Data‐Efficient and Explainable Ensemble Learning for
HVAC
Fan Power Modeling in Green Building Operations
Jiarui Yang, Bin Xia ABSTRACT
Accurate modeling of HVAC energy demand is essential for improving operational efficiency in green buildings. However, newly commissioned building systems often suffer from limited historical data, which restricts the reliability of conventional data‐driven prediction models. Addressing this challenge requires learning strategies capable of achieving robust performance under small‐sample conditions while maintaining model transparency. This study develops a data‐efficient modeling framework for predicting fan power consumption in air‐handling units. The proposed approach employs an uncertainty‐based active learning strategy to iteratively select informative samples and integrates ensemble regression models, including Random Forest and XGBoost, for fan power prediction.

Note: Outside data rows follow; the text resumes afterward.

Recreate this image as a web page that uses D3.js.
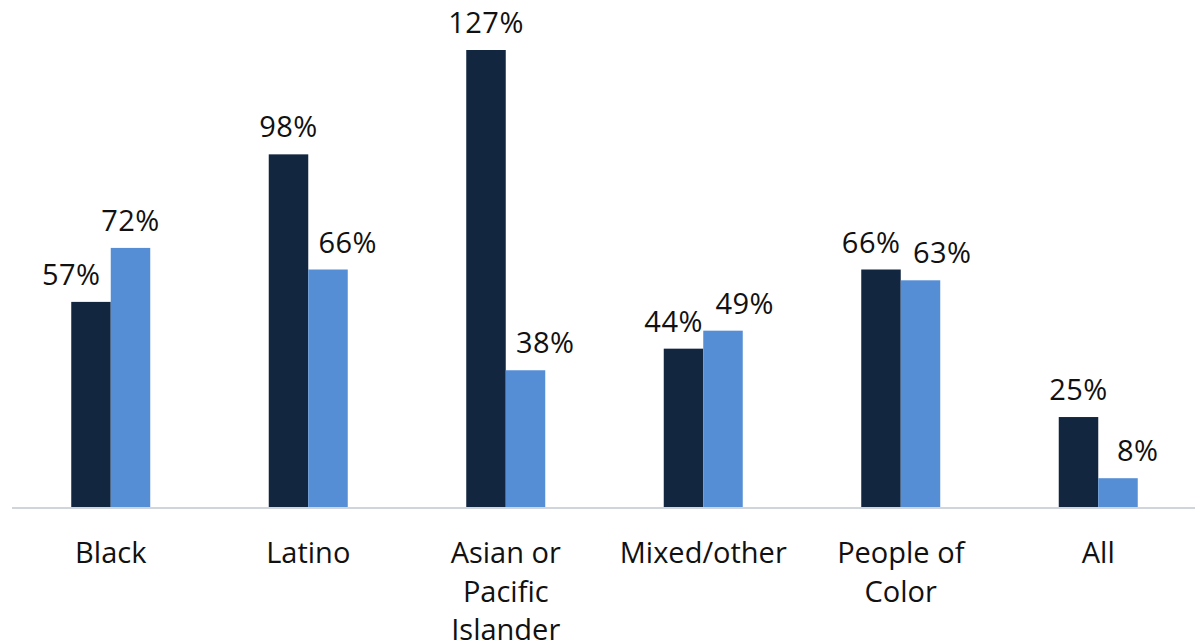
<!DOCTYPE html>
<html>
<head>
<meta charset="utf-8">
<script src="https://cdn.jsdelivr.net/npm/d3@7"></script>
<style>
  body { margin: 0; background: #fff; }
  text { font-family: "Open Sans", "Noto Sans", sans-serif; fill: #111; }
</style>
</head>
<body>
<div id="wrapper"></div>
<script>
// chart data
const categories = ["Black", "Latino", "Asian or Pacific Islander", "Mixed/other", "People of Color", "All"];
const categoryLines = [["Black"], ["Latino"], ["Asian or", "Pacific", "Islander"], ["Mixed/other"], ["People of", "Color"], ["All"]];
const seriesNames = ["series1", "series2"];
const series1 = [57, 98, 127, 44, 66, 25];
const series2 = [72, 66, 38, 49, 63, 8];
const colors = ["#132640", "#558ed5"];

function buildPlot() {
    let dimension = {
        width: 1203,
        height: 644,
        margin: { top: 50, right: 6, bottom: 137, left: 12 },
    }
    dimension.boundedWidth = dimension.width - dimension.margin.left - dimension.margin.right;
    dimension.boundedHeight = dimension.height - dimension.margin.top - dimension.margin.bottom;

    const wrapper = d3.select("#wrapper")
        .append("svg")
        .attr("width", dimension.width)
        .attr("height", dimension.height);

    const bounds = wrapper.append("g")
        .attr("transform", `translate(${dimension.margin.left},${dimension.margin.top})`);

    const data = categories.map((c, i) => ({ cat: c, i, values: [series1[i], series2[i]] }));

    const xScaler = d3.scaleBand()
        .domain(categories)
        .range([0, dimension.boundedWidth])
        .paddingInner(0.6)
        .paddingOuter(0.3);

    const xSub = d3.scaleBand()
        .domain(seriesNames)
        .range([0, xScaler.bandwidth()]);

    const yScaler = d3.scaleLinear()
        .domain([0, 127])
        .range([dimension.boundedHeight, 0]);

    const groups = bounds.selectAll(".grp")
        .data(data)
        .join("g")
        .attr("class", "grp")
        .attr("transform", d => `translate(${xScaler(d.cat)},0)`);

    groups.selectAll("rect")
        .data(d => d.values.map((v, k) => ({ v, k })))
        .join("rect")
        .attr("x", d => xSub(seriesNames[d.k]))
        .attr("width", xSub.bandwidth())
        .attr("y", d => yScaler(d.v))
        .attr("height", d => dimension.boundedHeight - yScaler(d.v))
        .attr("fill", d => colors[d.k]);

    // value labels: pushed apart so they don't sit on the neighbouring bar
    const half = xSub.bandwidth() / 2;
    groups.selectAll(".val")
        .data(d => d.values.map((v, k) => ({ v, k, other: d.values[1 - k] })))
        .join("text")
        .attr("class", "val")
        .attr("x", d => {
            const c = xSub(seriesNames[d.k]) + half;
            const close = Math.abs(d.v - d.other) < 8;
            if (close) return d.k === 0 ? c - half * 0.5 : c + half * 1.1;
            if (d.v < d.other) return d.k === 0 ? c - half : c + half;
            return c;
        })
        .attr("y", d => yScaler(d.v) - 17)
        .attr("text-anchor", "middle")
        .style("font-size", "29px")
        .style("letter-spacing", "0.5px")
        .text(d => d.v + "%");

    // baseline
    bounds.append("line")
        .attr("x1", 0)
        .attr("x2", dimension.boundedWidth - 2)
        .attr("y1", dimension.boundedHeight + 1)
        .attr("y2", dimension.boundedHeight + 1)
        .attr("stroke", "#d0d5dc")
        .attr("stroke-width", 2);

    // category labels
    const labels = bounds.selectAll(".cat")
        .data(data)
        .join("text")
        .attr("class", "cat")
        .attr("text-anchor", "middle")
        .attr("transform", d => `translate(${xScaler(d.cat) + xScaler.bandwidth() / 2},${dimension.boundedHeight + 56})`)
        .style("font-size", "29px");

    labels.selectAll("tspan")
        .data(d => categoryLines[d.i])
        .join("tspan")
        .attr("x", 0)
        .attr("y", (d, j) => j * 38.5)
        .text(d => d);
}

buildPlot()
</script>
</body>
</html>
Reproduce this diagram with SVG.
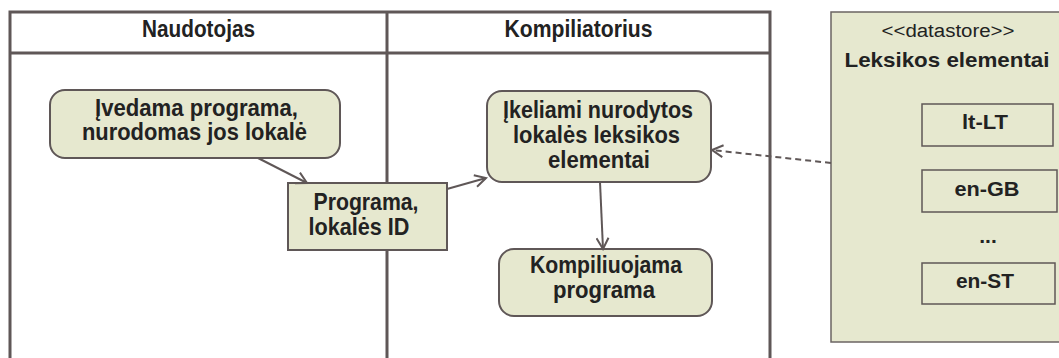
<svg xmlns="http://www.w3.org/2000/svg" width="1059" height="358" viewBox="0 0 1059 358">
  <defs>
    <style>
      .lane { fill: none; stroke: #5f5757; stroke-width: 3; }
      .action { fill: #e6e8cf; stroke: #5f5757; stroke-width: 2; }
      .object { fill: #e6e8cf; stroke: #5f5757; stroke-width: 2; }
      .store { fill: #e6e8cf; stroke: #6b6463; stroke-width: 1.5; }
      .item { fill: none; stroke: #5f5757; stroke-width: 1.5; }
      .lbl { font-family: "Liberation Sans", Arial, sans-serif; font-weight: bold; font-size: 24px; fill: #222222; text-anchor: middle; }
      .ds { font-family: "Liberation Sans", Arial, sans-serif; font-weight: bold; font-size: 21px; fill: #222222; text-anchor: middle; }
      .stereo { font-family: "Liberation Sans", Arial, sans-serif; font-size: 18px; fill: #222222; text-anchor: middle; }
      .flow { fill: none; stroke: #5f5757; stroke-width: 2; }
      .dash { stroke-dasharray: 6 4; }
    </style>
    <marker id="open" markerUnits="userSpaceOnUse" markerWidth="14" markerHeight="14" refX="12" refY="7" orient="auto">
      <path d="M1,1 L12,7 L1,13" fill="none" stroke="#5f5757" stroke-width="2"/>
    </marker>
  </defs>

  <!-- swimlanes -->
  <g id="lanes">
    <path class="lane" d="M10,358 V12 H770 V358 M387,12 V358 M10,53 H770"/>
    <text class="lbl" x="198.5" y="37" textLength="113" lengthAdjust="spacingAndGlyphs">Naudotojas</text>
    <text class="lbl" x="578.5" y="37" textLength="148" lengthAdjust="spacingAndGlyphs">Kompiliatorius</text>
  </g>

  <!-- datastore -->
  <g id="datastore">
    <rect class="store" x="831" y="12" width="240" height="330"/>
    <text class="stereo" x="948" y="37" textLength="133" lengthAdjust="spacingAndGlyphs">&lt;&lt;datastore&gt;&gt;</text>
    <text class="ds" x="947" y="67" textLength="205" lengthAdjust="spacingAndGlyphs">Leksikos elementai</text>
    <rect class="item" x="922" y="104" width="131" height="42"/>
    <text class="ds" x="985" y="129" textLength="46" lengthAdjust="spacingAndGlyphs">lt-LT</text>
    <rect class="item" x="922" y="170" width="135" height="42"/>
    <text class="ds" x="987" y="196" textLength="65" lengthAdjust="spacingAndGlyphs">en-GB</text>
    <text class="ds" x="988" y="243">...</text>
    <rect class="item" x="922" y="263" width="133" height="41"/>
    <text class="ds" x="985" y="288" textLength="58" lengthAdjust="spacingAndGlyphs">en-ST</text>
  </g>

  <!-- actions -->
  <g id="ivedama">
    <rect class="action" x="50" y="90" width="290" height="68" rx="15"/>
    <text class="lbl" x="196.5" y="116" textLength="203" lengthAdjust="spacingAndGlyphs">Įvedama programa,</text>
    <text class="lbl" x="194.5" y="140" textLength="225" lengthAdjust="spacingAndGlyphs">nurodomas jos lokalė</text>
  </g>

  <g id="programa-id">
    <rect class="object" x="288" y="183" width="159" height="67"/>
    <text class="lbl" x="366" y="210" textLength="105" lengthAdjust="spacingAndGlyphs">Programa,</text>
    <text class="lbl" x="359" y="235" textLength="101" lengthAdjust="spacingAndGlyphs">lokalės ID</text>
  </g>

  <g id="ikeliami">
    <rect class="action" x="487" y="91" width="224" height="91" rx="15"/>
    <text class="lbl" x="598" y="118" textLength="190" lengthAdjust="spacingAndGlyphs">Įkeliami nurodytos</text>
    <text class="lbl" x="596.5" y="143" textLength="167" lengthAdjust="spacingAndGlyphs">lokalės leksikos</text>
    <text class="lbl" x="599" y="168" textLength="102" lengthAdjust="spacingAndGlyphs">elementai</text>
  </g>

  <g id="kompiliuojama">
    <rect class="action" x="499" y="249" width="213" height="67" rx="15"/>
    <text class="lbl" x="606" y="273" textLength="152" lengthAdjust="spacingAndGlyphs">Kompiliuojama</text>
    <text class="lbl" x="604" y="298" textLength="102" lengthAdjust="spacingAndGlyphs">programa</text>
  </g>

  <!-- connectors -->
  <g id="connectors">
    <line class="flow" x1="258" y1="158" x2="307" y2="183" marker-end="url(#open)"/>
    <line class="flow" x1="447" y1="189" x2="486" y2="178" marker-end="url(#open)"/>
    <line class="flow" x1="600" y1="182" x2="603" y2="249" marker-end="url(#open)"/>
    <line class="flow dash" x1="831" y1="163" x2="712" y2="150" marker-end="url(#open)"/>
  </g>
</svg>
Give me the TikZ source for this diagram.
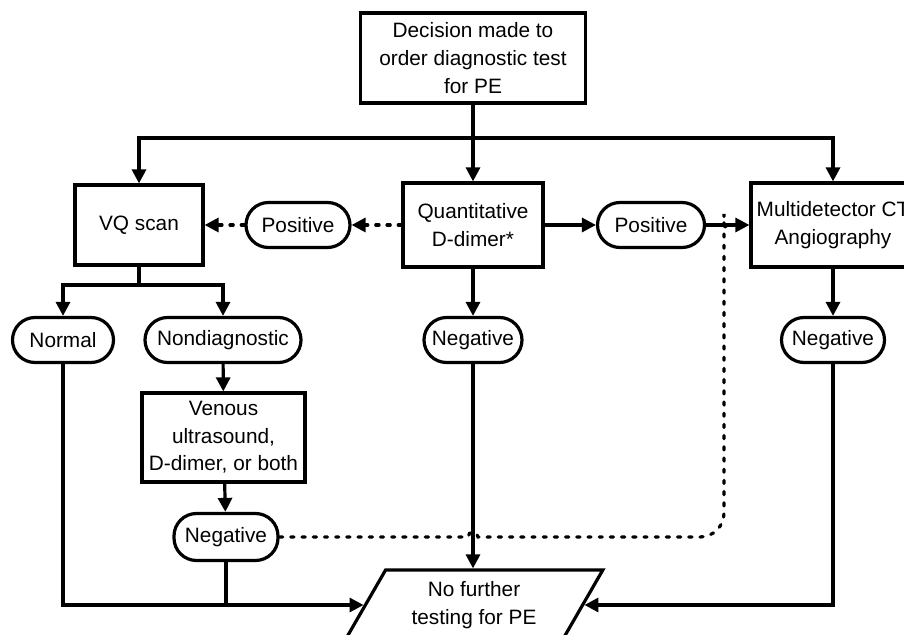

SHAP‐based explainable analysis is further incorporated to identify the key drivers of energy demand and enhance model interpretability. A real operational dataset collected from an office building energy center in Italy, containing 33,888 observations, is used for evaluation. Results demonstrate that the proposed framework achieves strong predictive performance using only a small fraction of labeled data while maintaining robust predictive stability. The optimized ensemble model achieves a test coefficient of determination ( R 2 ) of 0.971 while maintaining stable generalization across training and testing datasets. Explainability analysis further reveals that thermal variables dominate the energy consumption mechanism.